Let us not forget that the dreaded dissertation is looming. No more arguing that the Portuguese that you know is colloquial and widely used in speech – a formal language all the way from now on.

Buy all the summer clothes

Your friends are going to love you bragging about how you bought your stuff in a vintage off-the-grid flea market, even when they don’t ask where it is from.

Not only is it exotic, making you stand out from the hordes of flares seen around at any given moment, but it is often handmade, vintage, and cheap. You can trick yourself into thinking that it definitely makes you look like a local.

Or, if it’s not going to last that long in your wardrobe, simply pop it on Depop, add that you got it abroad, and add £30 extra.

Stay up and out as late as you can 

This should be pretty self-explanatory, but the clock is ticking and sleep is for the weak. Go to all the parties in Berlin clubs, all the raves, all the house parties.
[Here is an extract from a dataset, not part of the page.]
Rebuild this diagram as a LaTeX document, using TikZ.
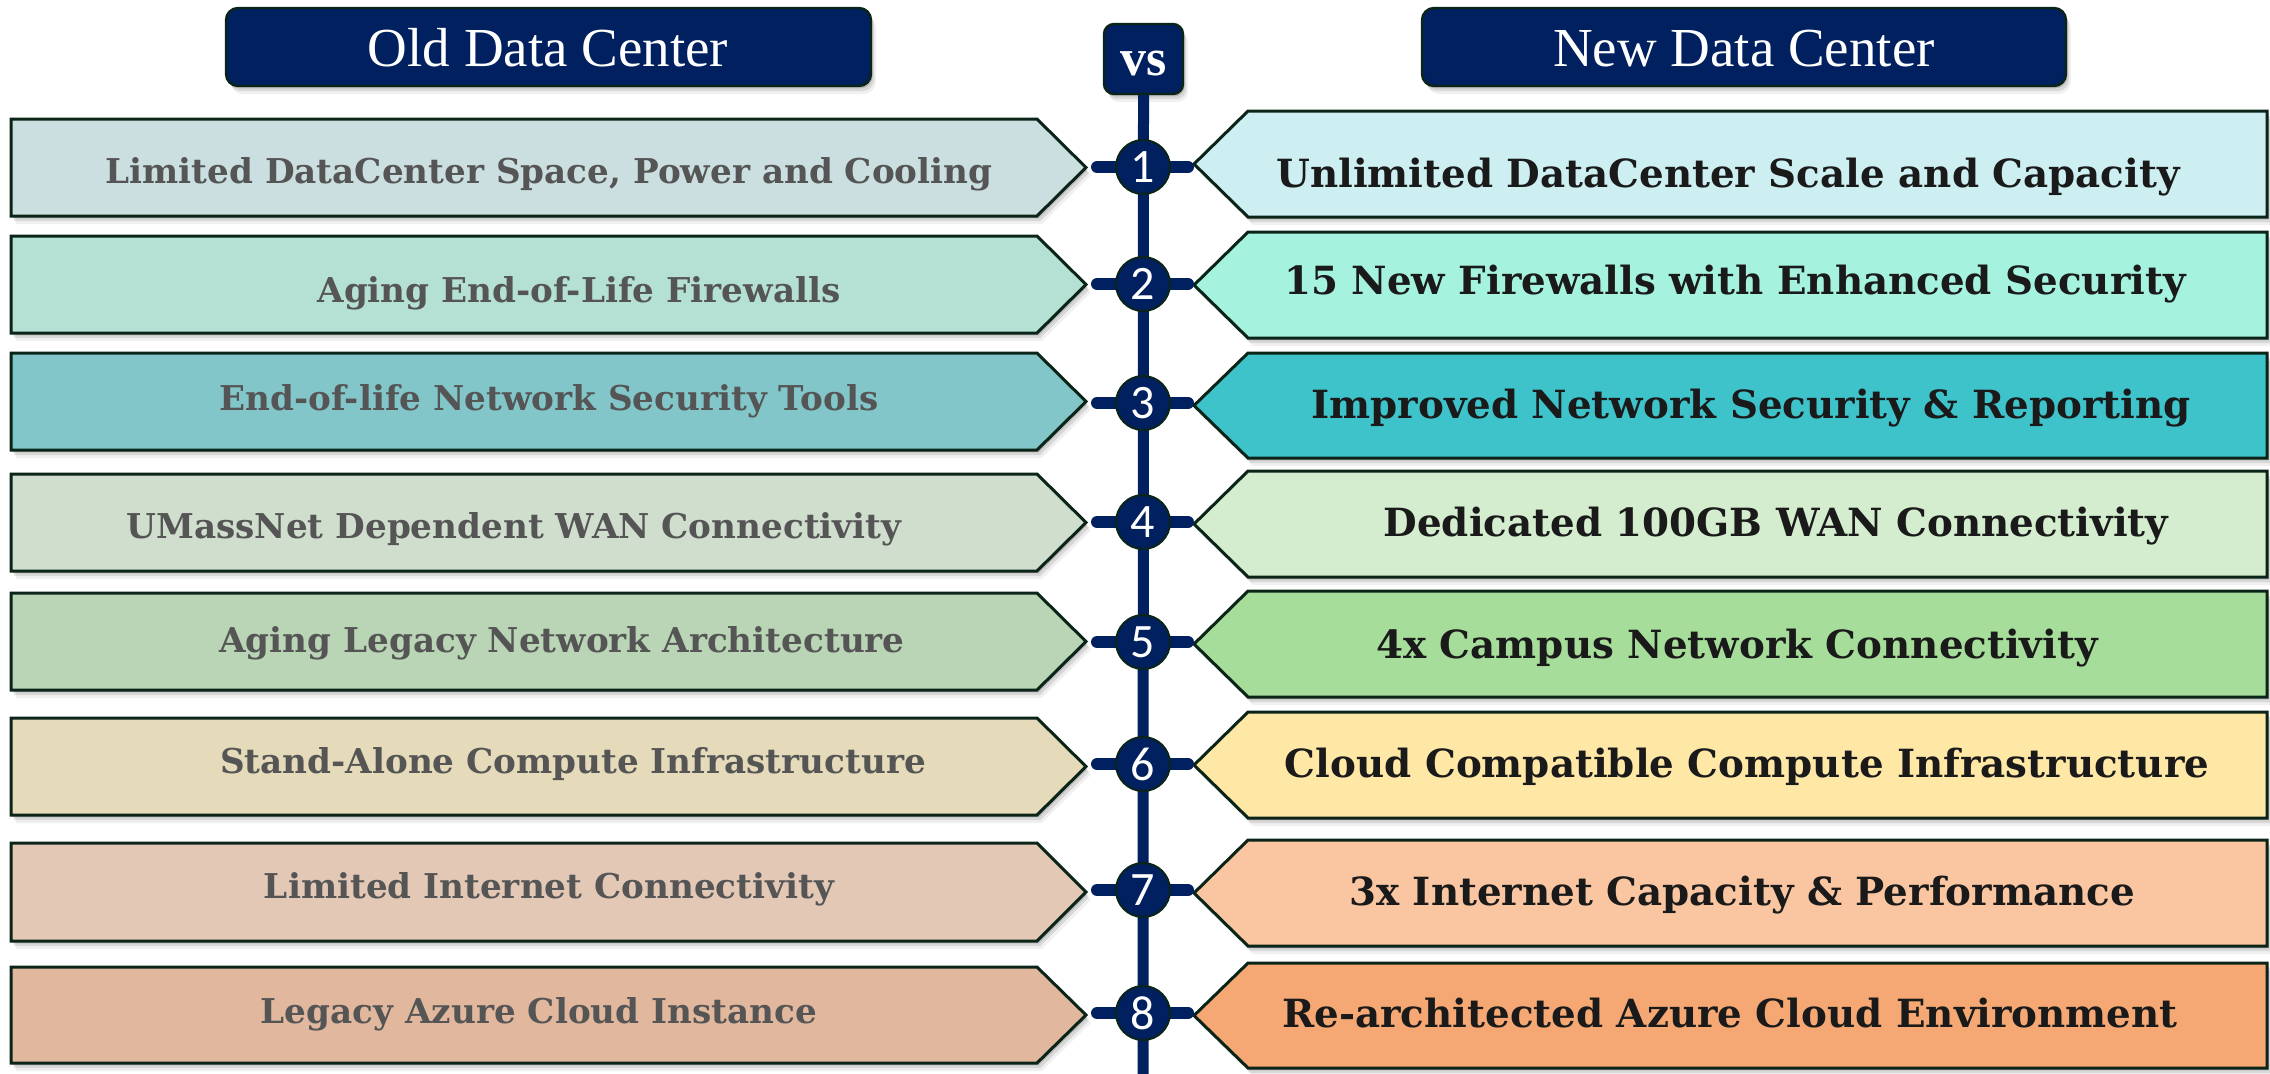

Those European parties are going to make more memories than blurry memories of VKs. (And they stay open later – no more 3am walks home in the dark)

If that hasn’t convinced you, think of the euro trash music that you’re going to hear and associate with your year abroad. If you’re mad enough and stay out long enough, you’ll be able to recite them off by heart at a pres in Newington by September.

Cry 

This one is pretty self-explanatory. It’s better to let it out. Let’s weep together.